Dec 23, 2014 - 4 minute read - programming science

Programming Done Right Follows The Scientific Method

AKA Good Programmers Are Doing Real Science

There are a bunch of long-ish winded definitions of the scientific method, but I think a reasonable pithy description would be:

  1. Come up with a theory to explain an existing phenomena.
  2. Use that theory to come up with a falsifiable prediction.
  3. Conduct experiments to prove or disprove the truth of the prediction.
  4. Independent parties repeat #3 and reproduce the results.

Now if the experiments at step three or four disprove the truth of the prediction, one of a few things can happen:

  1. Other related falsifiable predictions are in agreement, so the theory might only need adjustment.
  2. The results of the experiment indicate that the theory is fundamentally flawed. This can happen due to results contradicting base assumptions and/or presuppositions.
  3. The experiment itself is the problem.
  4. Fun statistics stuff.

Sound Familiar?

If you follow good programmer discipline, it should sound quite familiar. This is the story of good software testing. Ideally, you write code that does something. Your theory is that it works in a certain way. Then you write tests to prove or disprove that it works that way. Then you run the tests again and again in a continuous build system apart from your main development box so you get reproducible results. And in an open source project, random people on the internet run those same tests.

Now when you have consistently reproducible green builds, you can feel good that your theory (assuming the experiments cover enough) is correct. But the “interesting” things are when step three or four go awry. Analogous to experimental results, with automated tests:

  • You could get perfectly reproducible red builds. That is, the theory is consistently disproved by experiments.
  • It could build locally just fine, but fail on the continuous build or vice versa. That is, reproducibility fails based upon who does the experiment.
  • You could have a build that succeeds some/most of the time but fails indeterminately. That is, reproducibility fails randomly.

These happen for some of the following reasons:

  • The subject under test is just plain busted. That is, the theory is wrong.
  • The subject under test mostly works. That is, the theory is an approximation of truth.
  • Sometimes, as above, the test is just wrong, that is the experiment is the problem.
  • Race conditions in the code. That is, the theory needs adjustment.
  • Under specified environmental conditions. The theory does not sufficiently describe all variables.

Now depending on the nature of the failure, you can either:

  • Ignore the fact that the tests fail because you don’t believe in unit and integration testing as a valid thing.
  • Ignore the fact that the tests fail because it shows some fundamental thing in your code is wrong. Or perhaps maybe somebody you don’t like wrote the test, or they adhere to a methodology you don’t believe is valid. Validity of the methodology aside, if the test is doing the right thing, the subject under test is still broken. I’m not talking about temporarily disabling a test for practical reasons like getting a build out on a system that won’t push a build with a failing test that you’re not immediately worried about, I’m talking about denial here.
  • Acknowledge the problem, but don’t address it right away. There are a number of valid reasons to do so, such as it’s a rare flaky test, and the underlying problem is not a high-risk fault.
  • Track down the problem in the code or test and fix it.

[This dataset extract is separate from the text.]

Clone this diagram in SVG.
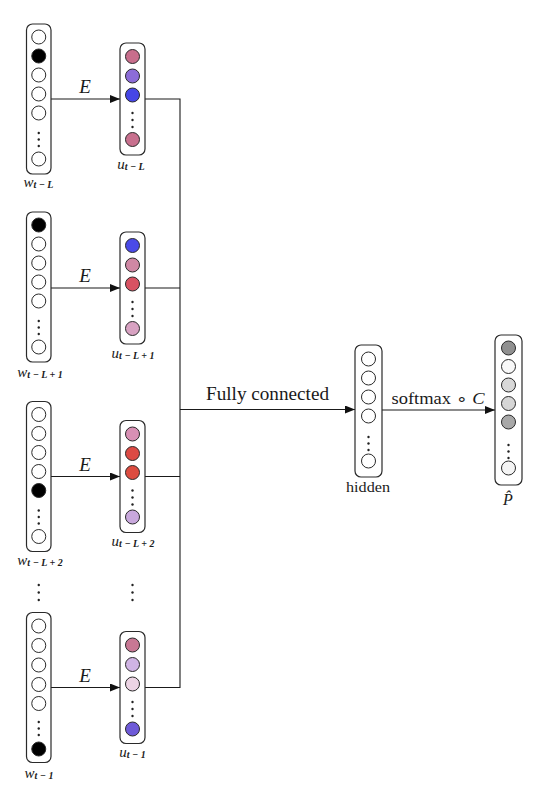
<svg xmlns="http://www.w3.org/2000/svg" width="536" height="804" viewBox="0 0 536 804">
<style>
.box{fill:#fff;stroke:#2a2a2a;stroke-width:1.2}
.c{stroke:#2a2a2a;stroke-width:1}
.w{fill:#fff}
.k{fill:#000}
.d{fill:#222}
.ln{fill:none;stroke:#1a1a1a;stroke-width:1.1}
.lab{font-family:"Liberation Serif",serif;fill:#1a1a1a}
.it{font-style:italic}
.sub{font-size:10px;font-style:italic;font-weight:bold}
</style>
<defs>
<marker id="ah" markerUnits="userSpaceOnUse" markerWidth="10" markerHeight="8" refX="10" refY="4" orient="auto">
<path d="M0,0 L10,4 L0,8 z" fill="#111"/>
</marker>
</defs>
<rect width="536" height="804" fill="#fff"/>

<g id="connectors">
<line class="ln" x1="51" y1="99" x2="120" y2="99" marker-end="url(#ah)"/>
<line class="ln" x1="51" y1="288" x2="120" y2="288" marker-end="url(#ah)"/>
<line class="ln" x1="51" y1="476.5" x2="120" y2="476.5" marker-end="url(#ah)"/>
<line class="ln" x1="51" y1="687.5" x2="120" y2="687.5" marker-end="url(#ah)"/>
<polyline class="ln" points="145,99 180,99 180,687.5 145,687.5"/>
<line class="ln" x1="145" y1="288" x2="180" y2="288"/>
<line class="ln" x1="145" y1="476.5" x2="180" y2="476.5"/>
<line class="ln" x1="180" y1="409.5" x2="355" y2="409.5" marker-end="url(#ah)"/>
<line class="ln" x1="382" y1="410" x2="495" y2="410" marker-end="url(#ah)"/>
<text class="lab it" x="85" y="93" font-size="19" text-anchor="middle">E</text>
<text class="lab it" x="85" y="282" font-size="19" text-anchor="middle">E</text>
<text class="lab it" x="85" y="470.5" font-size="19" text-anchor="middle">E</text>
<text class="lab it" x="85" y="681.5" font-size="19" text-anchor="middle">E</text>
<text class="lab" x="206" y="400" font-size="18" textLength="123" lengthAdjust="spacingAndGlyphs">Fully connected</text>
<text class="lab" x="391.5" y="404" font-size="17" textLength="93" lengthAdjust="spacingAndGlyphs">softmax ∘ <tspan class="it">C</tspan></text>
</g>

<g id="w1">
<rect class="box" x="26.5" y="24" width="24.5" height="150" rx="6"/>
<circle class="c w" cx="38.75" cy="37" r="7"/>
<circle class="c k" cx="38.75" cy="56" r="7"/>
<circle class="c w" cx="38.75" cy="75" r="7"/>
<circle class="c w" cx="38.75" cy="94" r="7"/>
<circle class="c w" cx="38.75" cy="113" r="7"/>
<circle class="d" cx="38.75" cy="133" r="1.2"/><circle class="d" cx="38.75" cy="139.5" r="1.2"/><circle class="d" cx="38.75" cy="146" r="1.2"/>
<circle class="c w" cx="38.75" cy="159" r="7"/>
<text class="lab" x="38.5" y="186.5" font-size="15" text-anchor="middle"><tspan class="it">w</tspan><tspan class="sub" dy="1">t − L</tspan></text>
</g>
<g id="u1">
<rect class="box" x="120" y="43" width="25" height="112" rx="6"/>
<circle class="c" fill="#c86e8c" cx="132.5" cy="56.5" r="7"/>
<circle class="c" fill="#8c6cd8" cx="132.5" cy="76" r="7"/>
<circle class="c" fill="#4646e6" cx="132.5" cy="95" r="7"/>
<circle class="d" cx="132.5" cy="113" r="1.2"/><circle class="d" cx="132.5" cy="120" r="1.2"/><circle class="d" cx="132.5" cy="127" r="1.2"/>
<circle class="c" fill="#c8708e" cx="132.5" cy="139.5" r="7"/>
<text class="lab" x="131" y="168.5" font-size="15" text-anchor="middle"><tspan class="it">u</tspan><tspan class="sub" dy="1">t − L</tspan></text>
</g>

<g id="w2">
<rect class="box" x="26.5" y="212" width="24.5" height="150" rx="6"/>
<circle class="c k" cx="38.75" cy="225" r="7"/>
<circle class="c w" cx="38.75" cy="244" r="7"/>
<circle class="c w" cx="38.75" cy="263" r="7"/>
<circle class="c w" cx="38.75" cy="282" r="7"/>
<circle class="c w" cx="38.75" cy="301" r="7"/>
<circle class="d" cx="38.75" cy="321" r="1.2"/><circle class="d" cx="38.75" cy="327.5" r="1.2"/><circle class="d" cx="38.75" cy="334" r="1.2"/>
<circle class="c w" cx="38.75" cy="347" r="7"/>
<text class="lab" x="40" y="377" font-size="15" text-anchor="middle"><tspan class="it">w</tspan><tspan class="sub" dy="1">t − L + 1</tspan></text>
</g>
<g id="u2">
<rect class="box" x="120" y="232" width="25" height="112" rx="6"/>
<circle class="c" fill="#4a4ae8" cx="132.5" cy="245.5" r="7"/>
<circle class="c" fill="#d088a4" cx="132.5" cy="265" r="7"/>
<circle class="c" fill="#d85262" cx="132.5" cy="284" r="7"/>
<circle class="d" cx="132.5" cy="302" r="1.2"/><circle class="d" cx="132.5" cy="309" r="1.2"/><circle class="d" cx="132.5" cy="316" r="1.2"/>
<circle class="c" fill="#d8a2c2" cx="132.5" cy="328.5" r="7"/>
<text class="lab" x="133" y="357.5" font-size="15" text-anchor="middle"><tspan class="it">u</tspan><tspan class="sub" dy="1">t − L + 1</tspan></text>
</g>

<g id="w3">
<rect class="box" x="26.5" y="401.5" width="24.5" height="150" rx="6"/>
<circle class="c w" cx="38.75" cy="414.5" r="7"/>
<circle class="c w" cx="38.75" cy="433.5" r="7"/>
<circle class="c w" cx="38.75" cy="452.5" r="7"/>
<circle class="c w" cx="38.75" cy="471.5" r="7"/>
<circle class="c k" cx="38.75" cy="490.5" r="7"/>
<circle class="d" cx="38.75" cy="510.5" r="1.2"/><circle class="d" cx="38.75" cy="517" r="1.2"/><circle class="d" cx="38.75" cy="523.5" r="1.2"/>
<circle class="c w" cx="38.75" cy="536.5" r="7"/>
<text class="lab" x="40" y="564.5" font-size="15" text-anchor="middle"><tspan class="it">w</tspan><tspan class="sub" dy="1">t − L + 2</tspan></text>
</g>
<g id="u3">
<rect class="box" x="120" y="420.5" width="25" height="112" rx="6"/>
<circle class="c" fill="#d890b4" cx="132.5" cy="434" r="7"/>
<circle class="c" fill="#dc4a44" cx="132.5" cy="453.5" r="7"/>
<circle class="c" fill="#dc4c40" cx="132.5" cy="472.5" r="7"/>
<circle class="d" cx="132.5" cy="490.5" r="1.2"/><circle class="d" cx="132.5" cy="497.5" r="1.2"/><circle class="d" cx="132.5" cy="504.5" r="1.2"/>
<circle class="c" fill="#c8a8dc" cx="132.5" cy="517" r="7"/>
<text class="lab" x="133" y="545.5" font-size="15" text-anchor="middle"><tspan class="it">u</tspan><tspan class="sub" dy="1">t − L + 2</tspan></text>
</g>

<g id="ellipsis">
<circle class="d" cx="38.75" cy="585" r="1.2"/><circle class="d" cx="38.75" cy="592.5" r="1.2"/><circle class="d" cx="38.75" cy="600" r="1.2"/>
<circle class="d" cx="132.5" cy="585" r="1.2"/><circle class="d" cx="132.5" cy="592.5" r="1.2"/><circle class="d" cx="132.5" cy="600" r="1.2"/>
</g>

<g id="w4">
<rect class="box" x="26.5" y="612.5" width="24.5" height="150" rx="6"/>
<circle class="c w" cx="38.75" cy="626" r="7"/>
<circle class="c w" cx="38.75" cy="645.5" r="7"/>
<circle class="c w" cx="38.75" cy="665" r="7"/>
<circle class="c w" cx="38.75" cy="684.5" r="7"/>
<circle class="c w" cx="38.75" cy="703.5" r="7"/>
<circle class="d" cx="38.75" cy="722" r="1.2"/><circle class="d" cx="38.75" cy="728.5" r="1.2"/><circle class="d" cx="38.75" cy="735" r="1.2"/>
<circle class="c k" cx="38.75" cy="749" r="7"/>
<text class="lab" x="39" y="777.5" font-size="15" text-anchor="middle"><tspan class="it">w</tspan><tspan class="sub" dy="1">t − 1</tspan></text>
</g>
<g id="u4">
<rect class="box" x="120" y="631.5" width="25" height="112" rx="6"/>
<circle class="c" fill="#c87894" cx="132.5" cy="645" r="7"/>
<circle class="c" fill="#d0b4e4" cx="132.5" cy="664.5" r="7"/>
<circle class="c" fill="#ecd4e4" cx="132.5" cy="684" r="7"/>
<circle class="d" cx="132.5" cy="702" r="1.2"/><circle class="d" cx="132.5" cy="709" r="1.2"/><circle class="d" cx="132.5" cy="716" r="1.2"/>
<circle class="c" fill="#6e5ad8" cx="132.5" cy="729" r="7"/>
<text class="lab" x="132.5" y="756.5" font-size="15" text-anchor="middle"><tspan class="it">u</tspan><tspan class="sub" dy="1">t − 1</tspan></text>
</g>

<g id="hidden">
<rect class="box" x="355" y="345" width="27" height="132" rx="6"/>
<circle class="c w" cx="368.5" cy="359" r="7"/>
<circle class="c w" cx="368.5" cy="378" r="7"/>
<circle class="c w" cx="368.5" cy="397" r="7"/>
<circle class="c w" cx="368.5" cy="416" r="7"/>
<circle class="d" cx="368.5" cy="437" r="1.2"/><circle class="d" cx="368.5" cy="443.5" r="1.2"/><circle class="d" cx="368.5" cy="450" r="1.2"/>
<circle class="c w" cx="368.5" cy="461" r="7"/>
<text class="lab" x="368" y="492" font-size="14" text-anchor="middle" textLength="44" lengthAdjust="spacingAndGlyphs">hidden</text>
</g>

<g id="output">
<rect class="box" x="495" y="335" width="27" height="150" rx="6"/>
<circle class="c" fill="#909090" cx="508.5" cy="348" r="7"/>
<circle class="c" fill="#f8f8f8" cx="508.5" cy="366.5" r="7"/>
<circle class="c" fill="#d8d8d8" cx="508.5" cy="385" r="7"/>
<circle class="c" fill="#d6d6d6" cx="508.5" cy="403.5" r="7"/>
<circle class="c" fill="#a8a8a8" cx="508.5" cy="422" r="7"/>
<circle class="d" cx="508.5" cy="445" r="1.2"/><circle class="d" cx="508.5" cy="451.5" r="1.2"/><circle class="d" cx="508.5" cy="458" r="1.2"/>
<circle class="c" fill="#f4f4f4" cx="508.5" cy="468" r="7"/>
<text class="lab it" x="508" y="505" font-size="16" text-anchor="middle">P̂</text>
</g>
</svg>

If you do the first two, you’re not testing, you’re being irrational. There’s a problem in your code that needs to be addressed. If you do the latter two, you my friend are doing real computer science.

So if you’re doing software development correctly, you are in fact exercising the scientific method, and by extension are doing real science. It may not be in the natural world, per se, but is science just the same.